How can he cheer for a movement for more transparency when his organization functions with complete lack of it? After the collapse of an under-construction metro pillar in south Delhi in 2009, resulting in the death of six workers, someone filed a Right to Information application seeking details of the design and layout of the structure. DMRC refused to part with the information and took the battle up to the Delhi High Court which finally said it had to supply the information.
I have had personal experience of the complete lack of transparency at DMRC. While working on a story, I had requested some information from DMRC and an interview with Sreedharan. Some of the information I had requested was very basic which should have been there on the website but wasn’t. I was shocked at the kind of stonewalling that ensured. One woman from the public relations team called me and wanted to know whether I was doing a positive or negative story. “Don’t tell me it will be an objective story,” she said with a sarcastic laugh. When I refused to tell her in advance what kind of  a story it would be, the wait for answers got longer and the interview with Sreedharan never materialized. Finally, after much pursuing I got some information but innocuous ones. I never got details on cost overruns (which were reported in the press), cost per km and response to some criticisms by critics of the Metro concept. There was a certain arrogance in the refusal to reply to questions from a journalist who was trying to do a balanced story.

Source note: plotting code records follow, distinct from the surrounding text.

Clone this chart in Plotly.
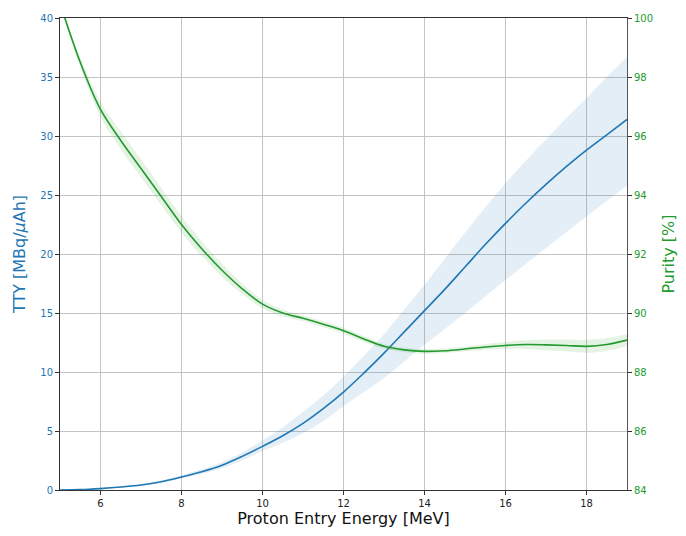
import plotly.graph_objects as go

# Proton entry energy grid [MeV]
energy = [5.0, 5.5, 6.0, 6.5, 7.0, 7.5, 8.0, 8.5, 9.0, 9.5, 10.0, 10.5, 11.0, 11.5,
          12.0, 12.5, 13.0, 13.5, 14.0, 14.5, 15.0, 15.5, 16.0, 16.5, 17.0, 17.5,
          18.0, 18.5, 19.0]

# Thick-target yield [MBq/uAh] with its uncertainty band
tty = [0.0, 0.03, 0.12, 0.25, 0.42, 0.7, 1.1, 1.55, 2.1, 2.85, 3.7, 4.6, 5.65, 6.9,
       8.3, 9.9, 11.6, 13.4, 15.2, 17.0, 18.9, 20.8, 22.6, 24.3, 25.9, 27.4,
       28.8, 30.1, 31.4]
tty_hi = [0.0, 0.04, 0.15, 0.3, 0.5, 0.82, 1.25, 1.75, 2.35, 3.2, 4.2, 5.3, 6.6, 8.0,
          9.6, 11.35, 13.2, 15.3, 17.4, 19.6, 21.8, 23.95, 26.0, 27.9, 29.7, 31.5,
          33.2, 35.0, 36.7]
tty_lo = [0.0, 0.02, 0.1, 0.2, 0.36, 0.6, 0.98, 1.38, 1.85, 2.5, 3.3, 4.0, 4.8, 5.85,
          7.1, 8.3, 9.5, 10.9, 12.3, 13.65, 15.0, 16.4, 17.8, 19.15, 20.5, 21.85,
          23.2, 24.5, 25.8]

# Radionuclidic purity [%] with its uncertainty band
purity = [100.5, 98.5, 96.9, 95.85, 94.9, 93.95, 93.0, 92.18, 91.45, 90.82, 90.3,
          90.0, 89.82, 89.62, 89.4, 89.12, 88.87, 88.75, 88.7, 88.72, 88.78, 88.85,
          88.9, 88.93, 88.92, 88.9, 88.87, 88.93, 89.08]
purity_err = [0.1, 0.15, 0.25, 0.3, 0.3, 0.3, 0.28, 0.25, 0.22, 0.18, 0.15, 0.12,
              0.1, 0.1, 0.1, 0.1, 0.08, 0.08, 0.08, 0.08, 0.08, 0.1, 0.12, 0.15,
              0.18, 0.2, 0.22, 0.22, 0.2]
purity_hi = [p + e for p, e in zip(purity, purity_err)]
purity_lo = [p - e for p, e in zip(purity, purity_err)]

x_ticks = [6, 8, 10, 12, 14, 16, 18]
tty_ticks = [0, 5, 10, 15, 20, 25, 30, 35, 40]
purity_ticks = [84, 86, 88, 90, 92, 94, 96, 98, 100]

BLUE = "#1f77b4"
GREEN = "#229a2e"
FONT = "DejaVu Sans"

fig = go.Figure()

# TTY band and curve (left axis)
fig.add_trace(go.Scatter(x=energy, y=tty_hi, mode="lines", line=dict(width=0, shape="spline"),
                         hoverinfo="skip", showlegend=False, yaxis="y"))
fig.add_trace(go.Scatter(x=energy, y=tty_lo, mode="lines", line=dict(width=0, shape="spline"),
                         fill="tonexty", fillcolor="rgba(31,119,180,0.12)",
                         hoverinfo="skip", showlegend=False, yaxis="y"))
fig.add_trace(go.Scatter(x=energy, y=tty, mode="lines", line=dict(color=BLUE, width=1.6, shape="spline"),
                         name="TTY", showlegend=False, yaxis="y"))

# Purity band and curve (right axis)
fig.add_trace(go.Scatter(x=energy, y=purity_hi, mode="lines", line=dict(width=0, shape="spline"),
                         hoverinfo="skip", showlegend=False, yaxis="y2"))
fig.add_trace(go.Scatter(x=energy, y=purity_lo, mode="lines", line=dict(width=0, shape="spline"),
                         fill="tonexty", fillcolor="rgba(44,160,44,0.13)",
                         hoverinfo="skip", showlegend=False, yaxis="y2"))
fig.add_trace(go.Scatter(x=energy, y=purity, mode="lines", line=dict(color=GREEN, width=1.6, shape="spline"),
                         name="Purity", showlegend=False, yaxis="y2"))

fig.update_layout(
    width=686, height=536,
    margin=dict(l=60, r=56, t=15, b=41),
    paper_bgcolor="white", plot_bgcolor="white",
    font=dict(family=FONT, size=10, color="#333"),
    xaxis=dict(
        range=[5, 19], tickvals=x_ticks, ticks="outside", ticklen=4, tickcolor="#333",
        showgrid=True, gridcolor="#c4c4c4", gridwidth=1, zeroline=False,
        showline=True, linecolor="#333", linewidth=1, mirror=True,
        tickfont=dict(family=FONT, size=10, color="#222"),
        title=dict(text="Proton Entry Energy [MeV]", font=dict(family=FONT, size=16, color="#111"),
                   standoff=4),
    ),
    yaxis=dict(
        range=[0, 40], tickvals=tty_ticks, ticks="outside", ticklen=4, tickcolor="#333",
        showgrid=True, gridcolor="#c4c4c4", gridwidth=1, zeroline=False,
        showline=True, linecolor="#333", linewidth=1,
        tickfont=dict(family=FONT, size=10, color=BLUE),
        title=dict(text="TTY [MBq/<i>μ</i>Ah]", font=dict(family=FONT, size=16, color=BLUE),
                   standoff=10),
    ),
    yaxis2=dict(
        range=[84, 100], tickvals=purity_ticks, ticks="outside", ticklen=4, tickcolor="#333",
        overlaying="y", side="right", showgrid=False, zeroline=False,
        showline=True, linecolor="#555", linewidth=1,
        tickfont=dict(family=FONT, size=10, color=GREEN),
        title=dict(text="Purity [%]", font=dict(family=FONT, size=16, color=GREEN),
                   standoff=10),
    ),
)

fig.write_html("out.html")
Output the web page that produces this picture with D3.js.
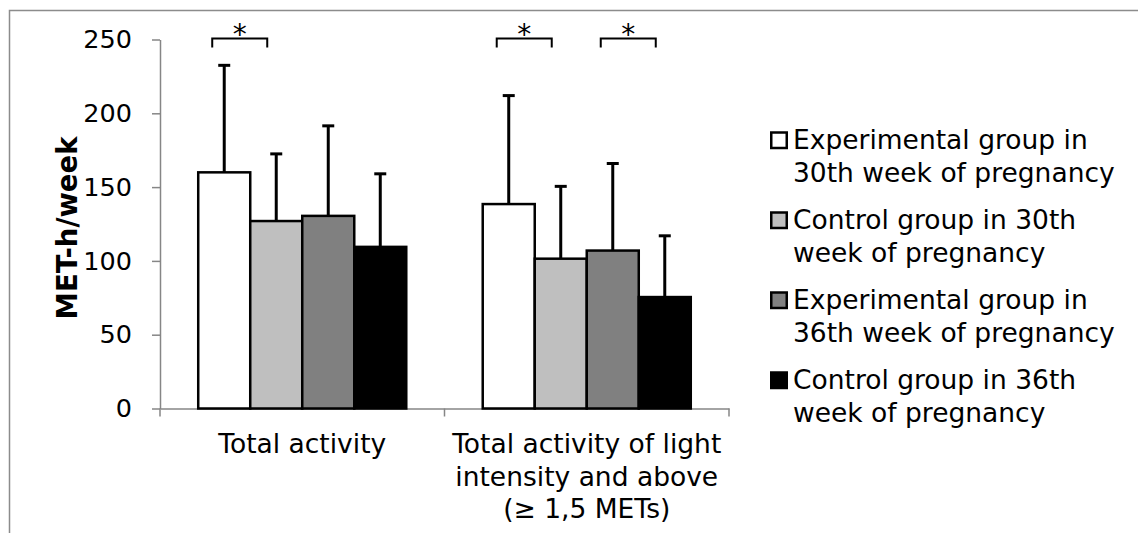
<!DOCTYPE html>
<html>
<head>
<meta charset="utf-8">
<script src="https://cdn.jsdelivr.net/npm/d3@7"></script>
<style>
  body { margin: 0; background: #fff; }
  svg { display: block; }
  svg text { font-family: "DejaVu Sans", Verdana, sans-serif; }
</style>
</head>
<body>
<div class="chart"></div>
<script>
// categories and series
var categories = ["Total activity", "Total activity of light intensity and above (≥ 1,5 METs)"];
var categoryLines = [["Total activity"], ["Total activity of light", "intensity and above", "(≥ 1,5 METs)"]];
var series = ["exp30", "ctl30", "exp36", "ctl36"];
var seriesLabels = [
    ["Experimental group in", "30th week of pregnancy"],
    ["Control group in 30th", "week of pregnancy"],
    ["Experimental group in", "36th week of pregnancy"],
    ["Control group in 36th", "week of pregnancy"]
];
var seriesColors = ["#ffffff", "#bfbfbf", "#808080", "#000000"];
// mean values, per category, in series order
var totalMeans = [160, 127, 130.5, 109.5];
var lightMeans = [138.5, 101.5, 107, 75.5];
// mean + SD (top of error bar)
var totalUpper = [232.5, 172.5, 191.5, 159];
var lightUpper = [212, 150.5, 166, 117];
var yTicks = [0, 50, 100, 150, 200, 250];
// significance brackets: [category index, series a, series b]
var sigPairs = [[0, 0, 1], [1, 0, 1], [1, 2, 3]];

var W = 1138, H = 533;
var margin = { top: 39.5, left: 160, bottom: 124.5 };
var plotRight = 729;
var height = H - margin.top - margin.bottom;
var textSize = "26.5px";

var svg = d3.select(".chart").append("svg")
    .attr("width", W)
    .attr("height", H);

// outer frame (top + left edges visible)
svg.append("path")
    .attr("d", "M9.5,533V10.5H1138")
    .attr("fill", "none")
    .attr("stroke", "#8c8c8c")
    .attr("stroke-width", 1.5);

var x0 = d3.scaleBand()
    .domain(categories)
    .range([margin.left, plotRight])
    .paddingInner(0)
    .paddingOuter(0);

var x1 = d3.scaleBand()
    .domain(series)
    .range([0, x0.bandwidth()])
    .paddingInner(0)
    .paddingOuter(0.735);

var y = d3.scaleLinear()
    .domain([0, 250])
    .range([margin.top + height, margin.top]);

// y axis
var yAxis = svg.append("g")
    .attr("transform", "translate(" + margin.left + ",0)")
    .call(d3.axisLeft(y).tickValues(yTicks).tickSize(8).tickPadding(20).tickSizeOuter(0));
yAxis.attr("font-family", null);
yAxis.select(".domain").attr("stroke", "#868686").attr("stroke-width", 1.5);
yAxis.selectAll(".tick line").attr("stroke", "#868686").attr("stroke-width", 1.5);
yAxis.selectAll(".tick text")
    .attr("fill", "#000")
    .style("font-size", "25.5px");

// x axis line + boundary ticks
var xAxis = svg.append("g")
    .attr("transform", "translate(0," + y(0) + ")")
    .call(d3.axisBottom(x0).tickSize(0).tickFormat(""));
xAxis.select(".domain").attr("stroke", "#868686").attr("stroke-width", 1.5);
var edges = categories.map(function (c) { return x0(c); }).concat([x0(categories[1]) + x0.bandwidth()]);
xAxis.selectAll(".edge")
    .data(edges)
    .enter().append("line")
    .attr("x1", function (d) { return d; })
    .attr("x2", function (d) { return d; })
    .attr("y1", 0)
    .attr("y2", 8)
    .attr("stroke", "#868686")
    .attr("stroke-width", 1.5);

// category labels
categories.forEach(function (c, i) {
    var t = svg.append("text")
        .attr("x", x0(c) + x0.bandwidth() / 2)
        .attr("y", 453)
        .attr("text-anchor", "middle")
        .style("font-size", textSize);
    categoryLines[i].forEach(function (line, j) {
        t.append("tspan")
            .attr("x", x0(c) + x0.bandwidth() / 2)
            .attr("dy", j == 0 ? 0 : 32.5)
            .text(line);
    });
});

var rows = categories.map(function (c, i) {
    var means = i == 0 ? totalMeans : lightMeans;
    var upper = i == 0 ? totalUpper : lightUpper;
    return series.map(function (s, k) {
        return { cat: c, key: s, value: means[k], upper: upper[k], color: seriesColors[k] };
    });
});
var flat = rows[0].concat(rows[1]);

// error bars (upward only)
var errs = svg.append("g").selectAll("g")
    .data(flat)
    .enter().append("g");
errs.append("line")
    .attr("x1", function (d) { return x0(d.cat) + x1(d.key) + x1.bandwidth() / 2; })
    .attr("x2", function (d) { return x0(d.cat) + x1(d.key) + x1.bandwidth() / 2; })
    .attr("y1", function (d) { return y(d.value); })
    .attr("y2", function (d) { return y(d.upper); })
    .attr("stroke", "#000")
    .attr("stroke-width", 3);
errs.append("line")
    .attr("x1", function (d) { return x0(d.cat) + x1(d.key) + x1.bandwidth() / 2 - 6; })
    .attr("x2", function (d) { return x0(d.cat) + x1(d.key) + x1.bandwidth() / 2 + 6; })
    .attr("y1", function (d) { return y(d.upper); })
    .attr("y2", function (d) { return y(d.upper); })
    .attr("stroke", "#000")
    .attr("stroke-width", 3);

// bars
svg.append("g").selectAll("rect")
    .data(flat)
    .enter().append("rect")
    .attr("x", function (d) { return x0(d.cat) + x1(d.key); })
    .attr("y", function (d) { return y(d.value); })
    .attr("width", x1.bandwidth())
    .attr("height", function (d) { return y(0) - y(d.value); })
    .attr("fill", function (d) { return d.color; })
    .attr("stroke", "#000")
    .attr("stroke-width", 2.5);

// significance brackets
function bracketEnds(d) {
    var a = x0(categories[d[0]]) + x1(series[d[1]]) + 14;
    var b = x0(categories[d[0]]) + x1(series[d[2]]) + 17;
    return [a, b];
}
var sig = svg.append("g").selectAll("g")
    .data(sigPairs)
    .enter().append("g");
sig.append("path")
    .attr("d", function (d) {
        var e = bracketEnds(d);
        var top = y(250) - 1;
        return "M" + e[0] + "," + (top + 9) + "V" + top + "H" + e[1] + "V" + (top + 9);
    })
    .attr("fill", "none")
    .attr("stroke", "#000")
    .attr("stroke-width", 2);
sig.append("text")
    .attr("x", function (d) { var e = bracketEnds(d); return (e[0] + e[1]) / 2; })
    .attr("y", 44)
    .attr("text-anchor", "middle")
    .style("font-size", "28px")
    .text("*");

// y axis title
svg.append("text")
    .attr("transform", "translate(77,228) rotate(-90)")
    .attr("text-anchor", "middle")
    .style("font-size", "27.5px")
    .style("font-weight", "bold")
    .text("MET-h/week");

// legend
var legend = svg.append("g").selectAll("g")
    .data(series)
    .enter().append("g")
    .attr("transform", function (d, i) { return "translate(770," + (140 + i * 80) + ")"; });
legend.append("rect")
    .attr("x", 1.25)
    .attr("y", -7.5)
    .attr("width", 15.5)
    .attr("height", 15.5)
    .attr("fill", function (d, i) { return seriesColors[i]; })
    .attr("stroke", "#000")
    .attr("stroke-width", 2.5);
legend.each(function (d, i) {
    var t = d3.select(this).append("text")
        .attr("x", 23)
        .attr("y", 8.5)
        .style("font-size", textSize);
    seriesLabels[i].forEach(function (line, j) {
        t.append("tspan")
            .attr("x", 23)
            .attr("dy", j == 0 ? 0 : 33)
            .text(line);
    });
});
</script>
</body>
</html>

If Sreedharan has become a demi-God of sorts, we are all responsible for it. Remember the shock when he offered to resign in the wake of the pillar collapse? Everybody rushed to stop him and he finally took it back. If the Delhi Metro comes to a standstill without Sreedharan, who is to blame? Shouldn’t it be Sreedharan himself, for not doing proper succession planning?
Also recall the controversy over the model of the Hyderabad Metro project. Sreedharan raised a stink over certain aspects like real estate development. Perhaps he had a point. But I suspect that people got swayed less by the merits of his argument and more by the fact it was Sreedharan who was opposing it. It didn’t help that on the other side was a corporate house.
What puzzles me is that this is happening in India, the cradle of Hinduism which encouraged intellectual debates and questioning of established wisdom. But somewhere along the line, that intellectual tradition has taken backseat to one where you don’t question certain people, especially those who are more educated and knowledgeable than you.
The worst manifestation of it is in the kind of following godmen and godwomen command – blind devotion. I can understand if an illiterate and poorly educated person behaves this way, but why do highly educated people also do the same? Why don’t they read or reflect on things themselves instead of taking as Gospel truth something a morally upright person has said?
Honest and morally upright people can be wrong. It will be better for themselves and for the nation if they and everybody else accepts it.